_SET EXERCISE_: Copy each line exactly. Drop every picture.

────────────────────────────────────────

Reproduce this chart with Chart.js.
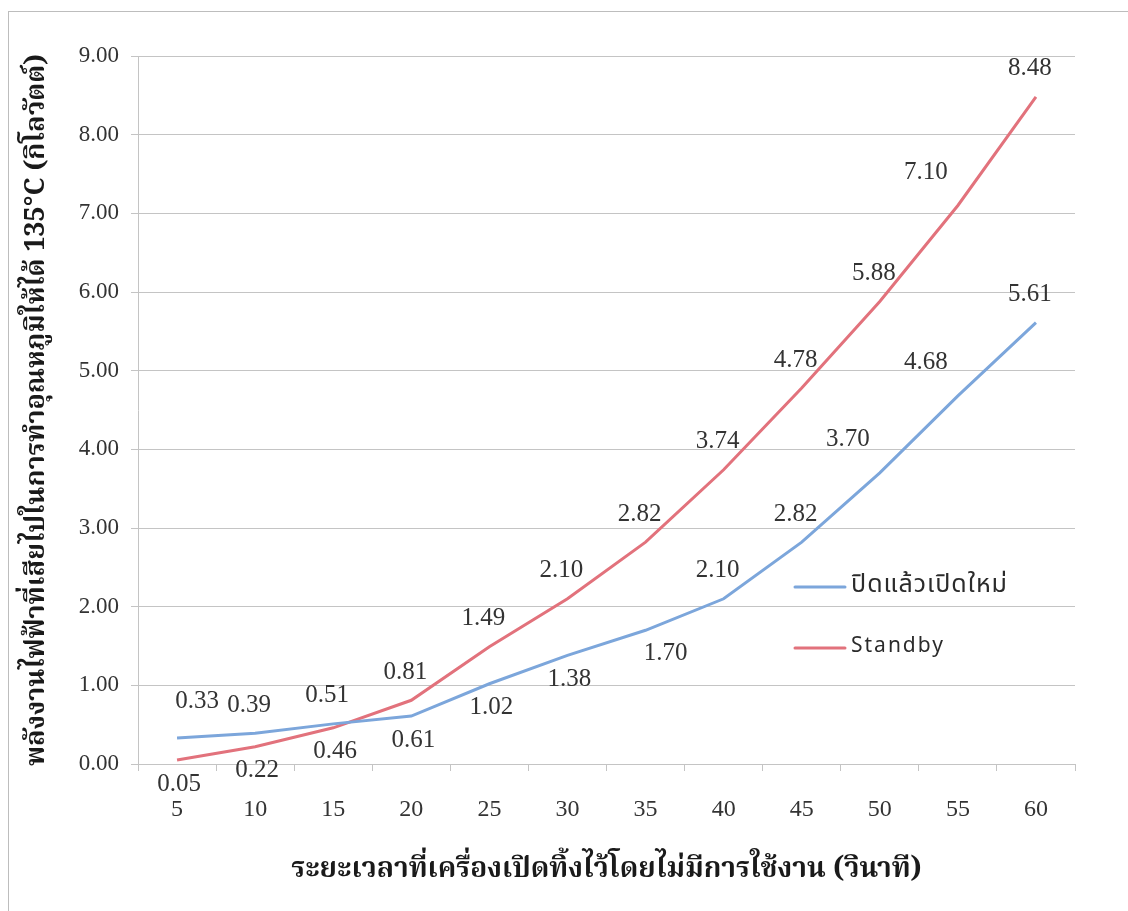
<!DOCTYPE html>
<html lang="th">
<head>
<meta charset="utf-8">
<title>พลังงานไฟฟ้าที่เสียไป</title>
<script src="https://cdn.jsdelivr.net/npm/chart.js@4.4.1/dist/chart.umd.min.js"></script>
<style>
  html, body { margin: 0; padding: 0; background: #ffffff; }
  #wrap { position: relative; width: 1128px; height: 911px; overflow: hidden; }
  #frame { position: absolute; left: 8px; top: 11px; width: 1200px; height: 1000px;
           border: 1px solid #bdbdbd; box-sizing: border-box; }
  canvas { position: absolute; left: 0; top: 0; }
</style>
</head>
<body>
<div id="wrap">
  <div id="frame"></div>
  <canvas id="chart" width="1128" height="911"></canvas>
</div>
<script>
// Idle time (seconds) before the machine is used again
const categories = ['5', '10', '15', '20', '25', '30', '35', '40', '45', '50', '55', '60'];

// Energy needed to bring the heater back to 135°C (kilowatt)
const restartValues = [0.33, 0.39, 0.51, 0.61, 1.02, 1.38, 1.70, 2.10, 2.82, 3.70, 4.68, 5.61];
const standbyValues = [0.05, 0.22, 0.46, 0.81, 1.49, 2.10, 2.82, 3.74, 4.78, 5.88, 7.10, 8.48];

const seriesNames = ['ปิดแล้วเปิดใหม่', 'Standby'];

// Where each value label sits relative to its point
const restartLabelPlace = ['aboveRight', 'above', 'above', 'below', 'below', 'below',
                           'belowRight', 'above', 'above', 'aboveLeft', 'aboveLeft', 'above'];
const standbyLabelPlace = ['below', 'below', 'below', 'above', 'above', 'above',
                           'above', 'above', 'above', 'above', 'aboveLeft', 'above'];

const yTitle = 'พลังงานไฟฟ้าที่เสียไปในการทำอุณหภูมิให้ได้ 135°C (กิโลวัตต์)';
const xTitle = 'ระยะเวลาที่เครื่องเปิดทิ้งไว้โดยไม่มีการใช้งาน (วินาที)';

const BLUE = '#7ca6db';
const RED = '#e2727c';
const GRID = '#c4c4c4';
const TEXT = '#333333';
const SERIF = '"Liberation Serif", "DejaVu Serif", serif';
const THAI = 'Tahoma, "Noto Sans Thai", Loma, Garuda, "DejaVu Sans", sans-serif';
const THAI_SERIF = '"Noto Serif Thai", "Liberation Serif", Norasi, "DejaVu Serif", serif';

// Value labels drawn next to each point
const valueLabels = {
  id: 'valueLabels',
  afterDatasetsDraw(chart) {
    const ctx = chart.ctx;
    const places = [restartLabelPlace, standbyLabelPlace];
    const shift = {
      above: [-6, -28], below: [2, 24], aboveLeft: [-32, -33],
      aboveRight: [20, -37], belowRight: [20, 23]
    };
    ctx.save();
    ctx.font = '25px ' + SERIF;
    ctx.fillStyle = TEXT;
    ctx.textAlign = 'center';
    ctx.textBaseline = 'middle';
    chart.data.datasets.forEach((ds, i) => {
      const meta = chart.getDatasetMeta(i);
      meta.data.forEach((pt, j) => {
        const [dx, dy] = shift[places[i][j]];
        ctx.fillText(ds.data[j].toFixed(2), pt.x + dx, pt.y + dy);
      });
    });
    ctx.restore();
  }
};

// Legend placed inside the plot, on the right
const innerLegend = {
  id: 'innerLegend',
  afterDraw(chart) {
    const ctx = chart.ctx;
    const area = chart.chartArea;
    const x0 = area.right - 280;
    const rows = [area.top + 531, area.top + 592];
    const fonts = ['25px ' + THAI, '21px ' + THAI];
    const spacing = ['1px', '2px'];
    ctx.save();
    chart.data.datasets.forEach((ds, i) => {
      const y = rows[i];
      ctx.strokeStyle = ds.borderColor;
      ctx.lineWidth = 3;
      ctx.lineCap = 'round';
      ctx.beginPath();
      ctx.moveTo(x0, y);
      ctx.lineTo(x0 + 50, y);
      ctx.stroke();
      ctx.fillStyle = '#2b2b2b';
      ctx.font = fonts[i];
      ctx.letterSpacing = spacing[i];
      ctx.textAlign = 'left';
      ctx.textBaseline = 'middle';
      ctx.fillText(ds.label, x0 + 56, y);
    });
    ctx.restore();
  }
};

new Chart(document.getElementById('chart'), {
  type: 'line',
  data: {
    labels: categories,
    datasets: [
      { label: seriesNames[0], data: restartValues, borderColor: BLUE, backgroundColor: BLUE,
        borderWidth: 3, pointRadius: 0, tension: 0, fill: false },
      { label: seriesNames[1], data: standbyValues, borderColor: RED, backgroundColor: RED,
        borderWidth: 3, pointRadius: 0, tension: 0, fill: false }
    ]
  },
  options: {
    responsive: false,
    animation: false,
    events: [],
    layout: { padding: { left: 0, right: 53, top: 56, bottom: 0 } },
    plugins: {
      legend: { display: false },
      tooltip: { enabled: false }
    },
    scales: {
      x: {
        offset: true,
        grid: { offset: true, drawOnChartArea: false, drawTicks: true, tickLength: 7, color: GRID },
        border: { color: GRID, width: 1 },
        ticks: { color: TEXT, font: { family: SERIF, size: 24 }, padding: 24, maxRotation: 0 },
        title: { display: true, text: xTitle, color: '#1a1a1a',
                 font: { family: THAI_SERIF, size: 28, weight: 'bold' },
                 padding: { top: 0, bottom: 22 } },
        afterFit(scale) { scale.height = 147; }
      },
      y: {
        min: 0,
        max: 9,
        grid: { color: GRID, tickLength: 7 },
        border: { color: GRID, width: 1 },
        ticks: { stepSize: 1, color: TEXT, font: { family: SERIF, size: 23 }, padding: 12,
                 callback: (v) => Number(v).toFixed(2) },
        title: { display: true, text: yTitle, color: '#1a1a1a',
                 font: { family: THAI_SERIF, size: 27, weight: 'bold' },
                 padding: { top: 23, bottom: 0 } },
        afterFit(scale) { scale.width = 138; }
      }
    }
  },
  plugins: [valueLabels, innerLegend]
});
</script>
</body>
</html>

────────────────────────────────────────

_SOLUTION FOR THIS EXERCISE_:
Reproduce this chart with Chart.js.
<!DOCTYPE html>
<html lang="th">
<head>
<meta charset="utf-8">
<title>พลังงานไฟฟ้าที่เสียไป</title>
<script src="https://cdn.jsdelivr.net/npm/chart.js@4.4.1/dist/chart.umd.min.js"></script>
<style>
  html, body { margin: 0; padding: 0; background: #ffffff; }
  #wrap { position: relative; width: 1128px; height: 911px; overflow: hidden; }
  #frame { position: absolute; left: 8px; top: 11px; width: 1200px; height: 1000px;
           border: 1px solid #bdbdbd; box-sizing: border-box; }
  canvas { position: absolute; left: 0; top: 0; }
</style>
</head>
<body>
<div id="wrap">
  <div id="frame"></div>
  <canvas id="chart" width="1128" height="911"></canvas>
</div>
<script>
// Idle time (seconds) before the machine is used again
const categories = ['5', '10', '15', '20', '25', '30', '35', '40', '45', '50', '55', '60'];

// Energy needed to bring the heater back to 135°C (kilowatt)
const restartValues = [0.33, 0.39, 0.51, 0.61, 1.02, 1.38, 1.70, 2.10, 2.82, 3.70, 4.68, 5.61];
const standbyValues = [0.05, 0.22, 0.46, 0.81, 1.49, 2.10, 2.82, 3.74, 4.78, 5.88, 7.10, 8.48];

const seriesNames = ['ปิดแล้วเปิดใหม่', 'Standby'];

// Where each value label sits relative to its point
const restartLabelPlace = ['aboveRight', 'above', 'above', 'below', 'below', 'below',
                           'belowRight', 'above', 'above', 'aboveLeft', 'aboveLeft', 'above'];
const standbyLabelPlace = ['below', 'below', 'below', 'above', 'above', 'above',
                           'above', 'above', 'above', 'above', 'aboveLeft', 'above'];

const yTitle = 'พลังงานไฟฟ้าที่เสียไปในการทำอุณหภูมิให้ได้ 135°C (กิโลวัตต์)';
const xTitle = 'ระยะเวลาที่เครื่องเปิดทิ้งไว้โดยไม่มีการใช้งาน (วินาที)';

const BLUE = '#7ca6db';
const RED = '#e2727c';
const GRID = '#c4c4c4';
const TEXT = '#333333';
const SERIF = '"Liberation Serif", "DejaVu Serif", serif';
const THAI = 'Tahoma, "Noto Sans Thai", Loma, Garuda, "DejaVu Sans", sans-serif';
const THAI_SERIF = '"Noto Serif Thai", "Liberation Serif", Norasi, "DejaVu Serif", serif';

// Value labels drawn next to each point
const valueLabels = {
  id: 'valueLabels',
  afterDatasetsDraw(chart) {
    const ctx = chart.ctx;
    const places = [restartLabelPlace, standbyLabelPlace];
    const shift = {
      above: [-6, -28], below: [2, 24], aboveLeft: [-32, -33],
      aboveRight: [20, -37], belowRight: [20, 23]
    };
    ctx.save();
    ctx.font = '25px ' + SERIF;
    ctx.fillStyle = TEXT;
    ctx.textAlign = 'center';
    ctx.textBaseline = 'middle';
    chart.data.datasets.forEach((ds, i) => {
      const meta = chart.getDatasetMeta(i);
      meta.data.forEach((pt, j) => {
        const [dx, dy] = shift[places[i][j]];
        ctx.fillText(ds.data[j].toFixed(2), pt.x + dx, pt.y + dy);
      });
    });
    ctx.restore();
  }
};

// Legend placed inside the plot, on the right
const innerLegend = {
  id: 'innerLegend',
  afterDraw(chart) {
    const ctx = chart.ctx;
    const area = chart.chartArea;
    const x0 = area.right - 280;
    const rows = [area.top + 531, area.top + 592];
    const fonts = ['25px ' + THAI, '21px ' + THAI];
    const spacing = ['1px', '2px'];
    ctx.save();
    chart.data.datasets.forEach((ds, i) => {
      const y = rows[i];
      ctx.strokeStyle = ds.borderColor;
      ctx.lineWidth = 3;
      ctx.lineCap = 'round';
      ctx.beginPath();
      ctx.moveTo(x0, y);
      ctx.lineTo(x0 + 50, y);
      ctx.stroke();
      ctx.fillStyle = '#2b2b2b';
      ctx.font = fonts[i];
      ctx.letterSpacing = spacing[i];
      ctx.textAlign = 'left';
      ctx.textBaseline = 'middle';
      ctx.fillText(ds.label, x0 + 56, y);
    });
    ctx.restore();
  }
};

new Chart(document.getElementById('chart'), {
  type: 'line',
  data: {
    labels: categories,
    datasets: [
      { label: seriesNames[0], data: restartValues, borderColor: BLUE, backgroundColor: BLUE,
        borderWidth: 3, pointRadius: 0, tension: 0, fill: false },
      { label: seriesNames[1], data: standbyValues, borderColor: RED, backgroundColor: RED,
        borderWidth: 3, pointRadius: 0, tension: 0, fill: false }
    ]
  },
  options: {
    responsive: false,
    animation: false,
    events: [],
    layout: { padding: { left: 0, right: 53, top: 56, bottom: 0 } },
    plugins: {
      legend: { display: false },
      tooltip: { enabled: false }
    },
    scales: {
      x: {
        offset: true,
        grid: { offset: true, drawOnChartArea: false, drawTicks: true, tickLength: 7, color: GRID },
        border: { color: GRID, width: 1 },
        ticks: { color: TEXT, font: { family: SERIF, size: 24 }, padding: 24, maxRotation: 0 },
        title: { display: true, text: xTitle, color: '#1a1a1a',
                 font: { family: THAI_SERIF, size: 28, weight: 'bold' },
                 padding: { top: 0, bottom: 22 } },
        afterFit(scale) { scale.height = 147; }
      },
      y: {
        min: 0,
        max: 9,
        grid: { color: GRID, tickLength: 7 },
        border: { color: GRID, width: 1 },
        ticks: { stepSize: 1, color: TEXT, font: { family: SERIF, size: 23 }, padding: 12,
                 callback: (v) => Number(v).toFixed(2) },
        title: { display: true, text: yTitle, color: '#1a1a1a',
                 font: { family: THAI_SERIF, size: 27, weight: 'bold' },
                 padding: { top: 23, bottom: 0 } },
        afterFit(scale) { scale.width = 138; }
      }
    }
  },
  plugins: [valueLabels, innerLegend]
});
</script>
</body>
</html>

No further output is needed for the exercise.